In this extra post, Dr Anna Wood and Dr Kate Symons, share their findings from a recent research project, exploring how online students engaged with a range of different types of recorded media…
Like many schools at The University of Edinburgh, the Centre of African Studies in the School of Social and Political Sciences (SPS), is expanding its online teaching of international development. One new and popular online elective for the online MSc International Development is Key Skills in Development Practice, which introduces students to life as an international development professional with weekly guest lectures from NGO and policy practitioners. This course, like many other online courses in SPS, began life as an on-campus course, and runs alongside its on-campus counterpart.
This course was the starting point for our recent PTAS project (also involving Jean Benoit Falisse and Hazel Gray), ‘Using Lecture Capture Effectively for Online Learning’, which explored the pedagogical issues, difficulties, opportunities and challenges involved in re-purposing lecture recordings for online students. Of course, lecture capture is a controversial topic, and online learning is about far more than simply repurposing recorded lectures. However, like Key Skills in Development Practice, many of the online courses in SPS are not ‘born digital’, and, instead, try to reshape and improve on-campus courses for a digital format. We therefore wanted to use lecture capture as a lens to explore whether online MSc International Development students could benefit from on-campus teaching.
We interviewed 12 students studying online for the MSc in International Development about their experiences of a range of different types of recorded media, including lecture capture, purpose-made video lectures, and specially-recorded short videos (like Q&As, ‘shorts’ from development practitioners and reports from the field).
The results were unexpected. We were surprised when most students were enthusiastic about the idea of watching lecture recordings, contrary to what research in online pedagogy tells us about best practice. The students gave several reasons for this:
- Students preferred the way in which the lecturer spoke to a live audience. Compared to a video-to-camera lecture, their speech in the lecture recording was more enthusiastic, more spontaneous and less monotone.

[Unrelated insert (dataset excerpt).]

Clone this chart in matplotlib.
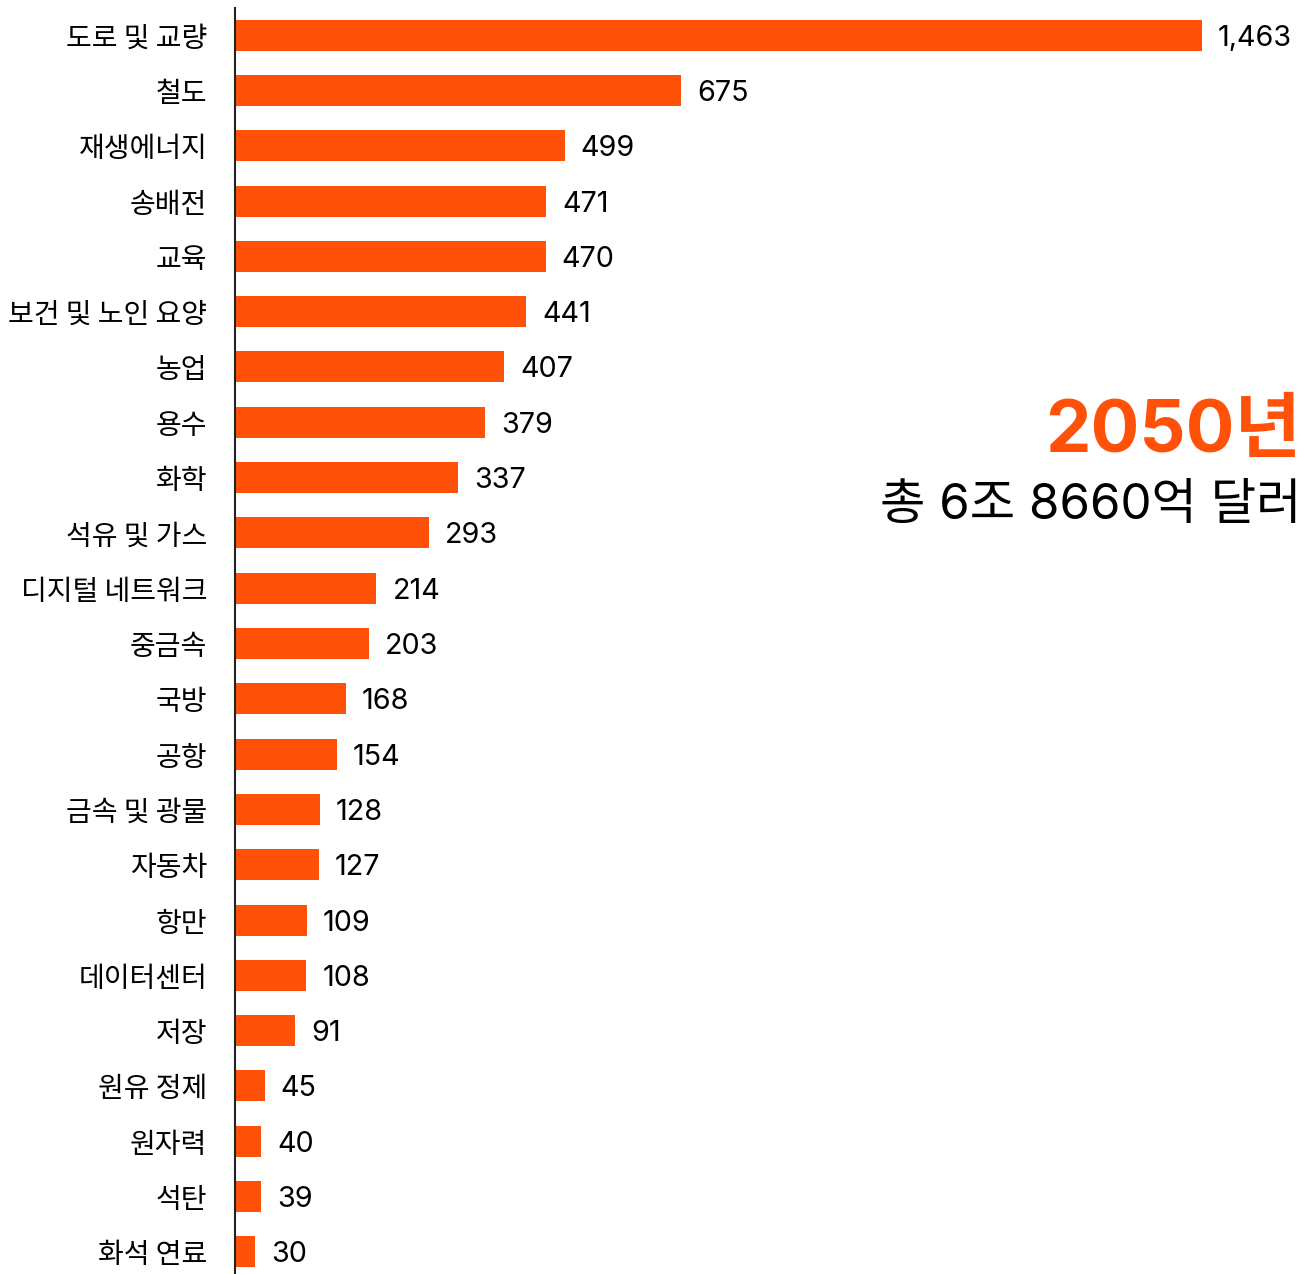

- Students enjoyed hearing interactions between the lecturer and the other students, and they felt that this was a more interactive experience than watching a video-to-camera lecture, even though they knew they couldn’t participate in the interactions themselves.
- Students felt like they were getting more of what they perceived as the ‘real’ and ‘authentic’ campus experience.
Students had concerns too. The main one was that lecture recordings were not created intentionally for them. Even if the subject matter was very similar, they felt they were getting the recording second hand as the primary focus was the live audience, and they therefore did not address their learning needs and concerns.
Do these findings mean that we should be using more lecture recordings more widely in online courses? Not necessarily, and these findings need to be treated with some nuance. In fact, these students tell us a bigger story about online learning, which can be used to improve our teaching practice. We theorised that students had a deficit model of online learning. Many felt that it could not possibly offer the same level of connection to lecturers and to other students as a face-to-face course, and appeared to privilege forms of teaching which they were familiar with from their face-to-face learning experiences.
We also noted that some students had bad experiences of discussion boards (though some students had excellent experiences), describing them as ‘just a tick box exercise’, which didn’t encourage deep engagement with the material, or support meaning connections with peers. We also found that students liked watching dialogue, and felt that hearing questions asked and answered offered a new dimension on topics (even if it is not them directly interacting with members of their own learning community). In short, our students’ enthusiasm for seeing videos recorded on campus provided a useful lens onto what was missing for them in their online courses.
So where does this leave repurposed lecture capture? Our sense is that this research raises questions about how and why we use videos in online teaching, and allows us to think creatively about when and where to use a variety of recorded material, which may include selective use of lecture capture if appropriate to the course. Most importantly, our research indicates that we should improve students’ opportunities for meaningful engagement online. This might prevent students looking towards the campus for a source of social presence.